Transient technology is a growing field which involves devices and systems to be capable of disappearing with minimal or no remains at all over a period of stable operation. This has been the focus of researchers from Cornell University and Honeywell Aerospace, eventually discovering a new method or remotely vaporizing electronics into thin air.
Techniques to facilitate vaporization in transient electronics often include water, high temperature and a power source. But in the case of the Cornell engineers, they have found another way.
They have created a transient architecture which uses a silicon-dioxide microchip attached to a polycarbonate shell. Inside the shell which is not visible are microscopic cavities filled with rubidium and sodium biflouride, which are chemical able to thermally react and decompose the microchip.
But it doesn’t need fire to be dissolved. All it takes for the thermal reaction to be performed is to expose the graphene-on-nitride valves, which keep the chemical sealed in the cavities, with radio waves.
Soon, we will be able to have smartphones that self-destruct. Transient electronics is the future! Photo by Getty
“The encapsulated rubidium then oxidizes vigorously, releasing heat to vaporize the polycarbonate shell and decompose the sodium bifluoride. The latter controllably releases hydrofluoric acid to etch away the electronics,” said Ved Gund, led the research as a graduate student in the Cornell SonicMEMS Lab.

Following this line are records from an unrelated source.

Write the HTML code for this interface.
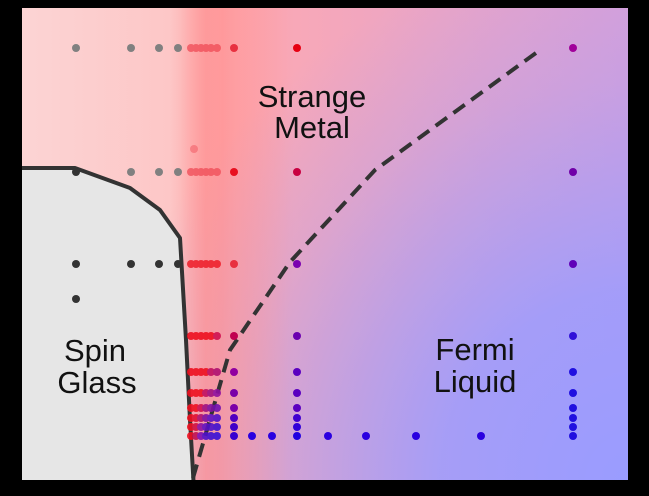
<!DOCTYPE html>
<html><head><style>
html,body{margin:0;padding:0;background:#000;}
svg{display:block}
text{font-family:"Liberation Sans",sans-serif;font-size:31px;fill:#111;text-anchor:middle}
</style></head><body>
<svg width="649" height="496" viewBox="0 0 649 496">
<defs>
<clipPath id="c"><rect x="22" y="8" width="606" height="472"/></clipPath>
<linearGradient id="h" x1="22" x2="628" y1="0" y2="0" gradientUnits="userSpaceOnUse">
<stop offset="0" stop-color="#fcd4d4"/>
<stop offset="0.26" stop-color="#fdc6c6"/>
<stop offset="0.33" stop-color="#ff9ea2"/>
<stop offset="0.45" stop-color="#f8a8b8"/>
<stop offset="1" stop-color="#d8a0d8"/>
</linearGradient>
<radialGradient id="b" cx="628" cy="480" r="530" gradientUnits="userSpaceOnUse">
<stop offset="0" stop-color="#9a9cff" stop-opacity="1"/>
<stop offset="0.35" stop-color="#9a9cff" stop-opacity="0.85"/>
<stop offset="0.75" stop-color="#9a9cff" stop-opacity="0.25"/>
<stop offset="1" stop-color="#9a9cff" stop-opacity="0"/>
</radialGradient>
<linearGradient id="r" x1="170" x2="290" y1="0" y2="0" gradientUnits="userSpaceOnUse">
<stop offset="0" stop-color="#ff8a8a" stop-opacity="0"/>
<stop offset="0.3" stop-color="#ff8a8a" stop-opacity="0.55"/>
<stop offset="0.55" stop-color="#ff9a9a" stop-opacity="0.35"/>
<stop offset="1" stop-color="#ff9a9a" stop-opacity="0"/>
</linearGradient>
</defs>
<g clip-path="url(#c)">
<rect x="22" y="8" width="606" height="472" fill="url(#h)"/>
<rect x="22" y="8" width="606" height="472" fill="url(#b)"/>
<rect x="170" y="8" width="120" height="472" fill="url(#r)"/>
<polygon points="10,168 75,168 130,188 160,210 180,238 186,340 190,420 194,490 10,490" fill="#e6e6e6" stroke="#333" stroke-width="4" stroke-linejoin="round"/>
</g>
<path d="M193,478 L230,350 L290,262 L375,170 L540,50" fill="none" stroke="#333" stroke-width="4" stroke-dasharray="14,8"/>
<g>
<g fill="#808080"><circle cx="76" cy="48" r="4"/><circle cx="131" cy="48" r="4"/><circle cx="159" cy="48" r="4"/><circle cx="178" cy="48" r="4"/>
<circle cx="131" cy="172" r="4"/><circle cx="159" cy="172" r="4"/><circle cx="178" cy="172" r="4"/></g>
<g fill="#333"><circle cx="76" cy="172" r="4"/><circle cx="76" cy="264" r="4"/><circle cx="131" cy="264" r="4"/><circle cx="159" cy="264" r="4"/><circle cx="178" cy="264" r="4"/><circle cx="76" cy="299" r="4"/></g>
<g fill="#f04a55" opacity="0.75">
<circle cx="191" cy="48" r="4"/><circle cx="196" cy="48" r="4"/><circle cx="201" cy="48" r="4"/><circle cx="206" cy="48" r="4"/><circle cx="211" cy="48" r="4"/><circle cx="217" cy="48" r="4"/>
<circle cx="191" cy="172" r="4"/><circle cx="196" cy="172" r="4"/><circle cx="201" cy="172" r="4"/><circle cx="206" cy="172" r="4"/><circle cx="211" cy="172" r="4"/><circle cx="217" cy="172" r="4"/>
<circle cx="194" cy="149" r="4" opacity="0.6"/>
</g>
<g fill="#ee1c28" opacity="0.85">
<circle cx="191" cy="264" r="4"/><circle cx="196" cy="264" r="4"/><circle cx="201" cy="264" r="4"/><circle cx="206" cy="264" r="4"/><circle cx="211" cy="264" r="4"/><circle cx="217" cy="264" r="4"/>
</g>
<circle cx="234" cy="48" r="4" fill="#e83040"/><circle cx="234" cy="172" r="4" fill="#e81020"/><circle cx="234" cy="264" r="4" fill="#e83040"/>
<circle cx="297" cy="48" r="4" fill="#e60012"/><circle cx="297" cy="172" r="4" fill="#c80040"/><circle cx="297" cy="264" r="4" fill="#7a00b0"/>
<circle cx="573" cy="48" r="4" fill="#a0009a"/><circle cx="573" cy="172" r="4" fill="#7000a8"/><circle cx="573" cy="264" r="4" fill="#6000b8"/>
<g fill="#ee1020" opacity="0.9">
<circle cx="191" cy="336" r="4"/><circle cx="196" cy="336" r="4"/><circle cx="201" cy="336" r="4"/><circle cx="206" cy="336" r="4"/><circle cx="211" cy="336" r="4"/><circle cx="217" cy="336" r="4" fill="#d01050"/>
<circle cx="191" cy="372" r="4"/><circle cx="196" cy="372" r="4"/><circle cx="201" cy="372" r="4"/><circle cx="206" cy="372" r="4"/><circle cx="211" cy="372" r="4" fill="#c01060"/><circle cx="217" cy="372" r="4" fill="#b01070"/>
<circle cx="191" cy="393" r="4"/><circle cx="196" cy="393" r="4"/><circle cx="201" cy="393" r="4"/><circle cx="206" cy="393" r="4" fill="#c01060"/><circle cx="211" cy="393" r="4" fill="#a01080"/><circle cx="217" cy="393" r="4" fill="#9010a0"/>
<circle cx="191" cy="408" r="4"/><circle cx="196" cy="408" r="4"/><circle cx="201" cy="408" r="4" fill="#d01050"/><circle cx="206" cy="408" r="4" fill="#a01080"/><circle cx="211" cy="408" r="4" fill="#8010a0"/><circle cx="217" cy="408" r="4" fill="#7010b0"/>
</g>
<g opacity="0.9">
<circle cx="191" cy="418" r="4" fill="#ee1020"/><circle cx="196" cy="418" r="4" fill="#e01030"/><circle cx="201" cy="418" r="4" fill="#b01070"/><circle cx="206" cy="418" r="4" fill="#8010a0"/><circle cx="211" cy="418" r="4" fill="#6010c0"/><circle cx="217" cy="418" r="4" fill="#5010c8"/>
<circle cx="191" cy="427" r="4" fill="#ee1020"/><circle cx="196" cy="427" r="4" fill="#d01040"/><circle cx="201" cy="427" r="4" fill="#9010a0"/><circle cx="206" cy="427" r="4" fill="#6010c0"/><circle cx="211" cy="427" r="4" fill="#5010c8"/><circle cx="217" cy="427" r="4" fill="#4010d0"/>
<circle cx="191" cy="436" r="4" fill="#ee1020"/><circle cx="196" cy="436" r="4" fill="#c01050"/><circle cx="201" cy="436" r="4" fill="#8010b0"/><circle cx="206" cy="436" r="4" fill="#5010c8"/><circle cx="211" cy="436" r="4" fill="#4010d0"/><circle cx="217" cy="436" r="4" fill="#3810d8"/>
</g>
<g fill="#7a00a8"><circle cx="234" cy="336" r="4" fill="#c00050"/><circle cx="234" cy="372" r="4" fill="#9000a0"/><circle cx="234" cy="393" r="4"/><circle cx="234" cy="408" r="4"/><circle cx="234" cy="418" r="4" fill="#5000c0"/><circle cx="234" cy="427" r="4" fill="#4000c8"/><circle cx="234" cy="436" r="4" fill="#3800d0"/></g>
<g fill="#5a00c0"><circle cx="297" cy="336" r="4" fill="#6a00b0"/><circle cx="297" cy="372" r="4"/><circle cx="297" cy="393" r="4"/><circle cx="297" cy="408" r="4"/><circle cx="297" cy="418" r="4" fill="#4000d0"/><circle cx="297" cy="427" r="4" fill="#3000d8"/><circle cx="297" cy="436" r="4" fill="#2000e0"/></g>
<g fill="#2010e0"><circle cx="573" cy="336" r="4" fill="#3010d8"/><circle cx="573" cy="372" r="4"/><circle cx="573" cy="393" r="4"/><circle cx="573" cy="408" r="4"/><circle cx="573" cy="418" r="4"/><circle cx="573" cy="427" r="4"/><circle cx="573" cy="436" r="4"/></g>
<g fill="#2a00e0"><circle cx="252" cy="436" r="4"/><circle cx="272" cy="436" r="4"/><circle cx="328" cy="436" r="4"/><circle cx="366" cy="436" r="4"/><circle cx="416" cy="436" r="4"/><circle cx="481" cy="436" r="4"/></g>
</g>
<text x="312" y="107">Strange</text>
<text x="312" y="138">Metal</text>
<text x="95" y="361">Spin</text>
<text x="97" y="393">Glass</text>
<text x="475" y="360">Fermi</text>
<text x="475" y="392">Liquid</text>
</svg>
</body></html>
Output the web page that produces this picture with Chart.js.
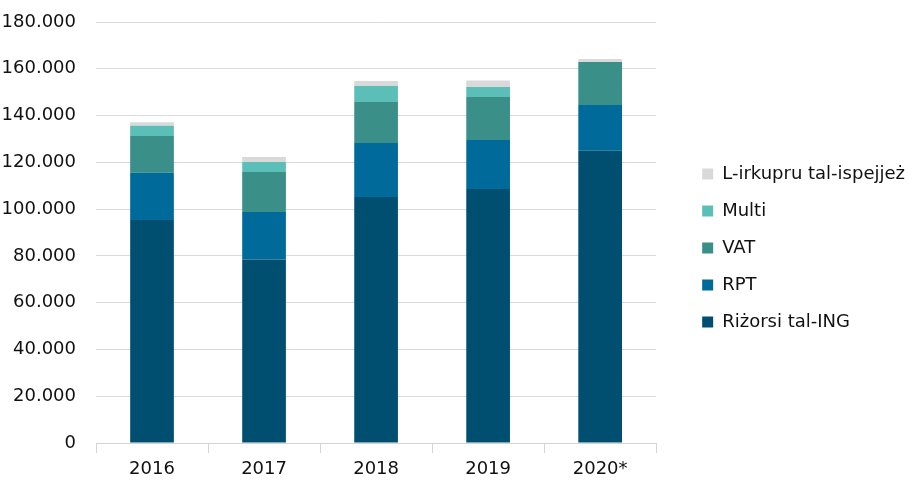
<!DOCTYPE html>
<html>
<head>
<meta charset="utf-8">
<script src="https://cdn.jsdelivr.net/npm/chart.js@4/dist/chart.umd.min.js"></script>
<style>
  html, body { margin: 0; padding: 0; background: #ffffff; }
  #wrap { width: 915px; height: 496px; position: relative; }
</style>
</head>
<body>
<div id="wrap"><canvas id="c"></canvas></div>
<script>
const categories = ['2016', '2017', '2018', '2019', '2020*'];
const seriesNames = ['Riżorsi tal-ING', 'RPT', 'VAT', 'Multi', 'L-irkupru tal-ispejjeż'];
const ingValues    = [95300, 78500, 105200, 108600, 124900];
const rptValues    = [20200, 20300, 23100, 21000, 19600];
const vatValues    = [15800, 17100, 17500, 18300, 18400];
const multiValues  = [4300, 4200, 6800, 4300, 0];
const refundValues = [1500, 2200, 2200, 2800, 1300];
const yTickLabels  = ['0', '20.000', '40.000', '60.000', '80.000', '100.000', '120.000', '140.000', '160.000', '180.000'];

const colors = ['#004F70', '#006A9B', '#3A9089', '#5CBFB7', '#D9D9D9'];
const seriesValues = [ingValues, rptValues, vatValues, multiValues, refundValues];

const FONT = 'DejaVu Sans';
const TEXT = '#111111';

new Chart(document.getElementById('c'), {
  type: 'bar',
  data: {
    labels: categories,
    datasets: seriesNames.map((name, i) => ({
      label: name,
      data: seriesValues[i],
      backgroundColor: colors[i],
      borderWidth: 0,
      barPercentage: 0.39,
      categoryPercentage: 1.0
    }))
  },
  options: {
    responsive: true,
    maintainAspectRatio: false,
    animation: false,
    layout: { padding: 0 },
    plugins: {
      tooltip: { enabled: false },
      legend: {
        position: 'right',
        reverse: true,
        maxWidth: 260,
        labels: {
          boxWidth: 11,
          boxHeight: 11,
          padding: 19,
          color: TEXT,
          font: { family: FONT, size: 18 }
        }
      }
    },
    scales: {
      x: {
        stacked: true,
        grid: {
          display: true,
          offset: true,
          drawOnChartArea: false,
          drawTicks: true,
          tickLength: 10,
          color: '#d4d4d4'
        },
        border: { display: true, color: '#d4d4d4', width: 1 },
        ticks: { color: TEXT, font: { family: FONT, size: 18 }, padding: 6 },
        afterFit: (s) => { s.height = 53; s.paddingLeft = 0; s.paddingRight = 0; }
      },
      y: {
        stacked: true,
        min: 0,
        max: 180000,
        grid: { color: '#d9d9d9', drawTicks: false },
        border: { display: false },
        ticks: {
          stepSize: 20000,
          padding: 20,
          color: TEXT,
          font: { family: FONT, size: 18 },
          callback: (v, idx) => yTickLabels[idx]
        },
        afterFit: (s) => { s.width = 96; s.paddingTop = 22; s.paddingBottom = 0; }
      },
      gap: {
        position: 'right',
        display: true,
        grid: { display: false },
        border: { display: false },
        ticks: { display: false },
        afterFit: (s) => { s.width = 27; s.paddingTop = 0; s.paddingBottom = 0; }
      }
    }
  }
});
</script>
</body>
</html>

Amit Lal, professor of electrical and computer engineering, believes that with the novel method, it offers several advantages over existing transient electronics design.
“The stackable architecture lets us make small, vaporizable, LEGO-like blocks to make arbitrarily large vanishing electronics,” said Lal, which means to say that their transient technology is much easier to be scaled.
Application of transient technology often revolves around data protection. Those who want their devices to dissolve including the data therein can opt for this kind of electronics in the future once commercially available.
But the engineers envision more. It could have its environmental applications, like integrating it into wireless sensor nodes for monitoring.
Gund said, “For example, vaporizable sensors can be deployed with the internet of things platform for monitoring crops or collecting data on nutrients and moisture, and then made to vanish once they accomplish these tasks.”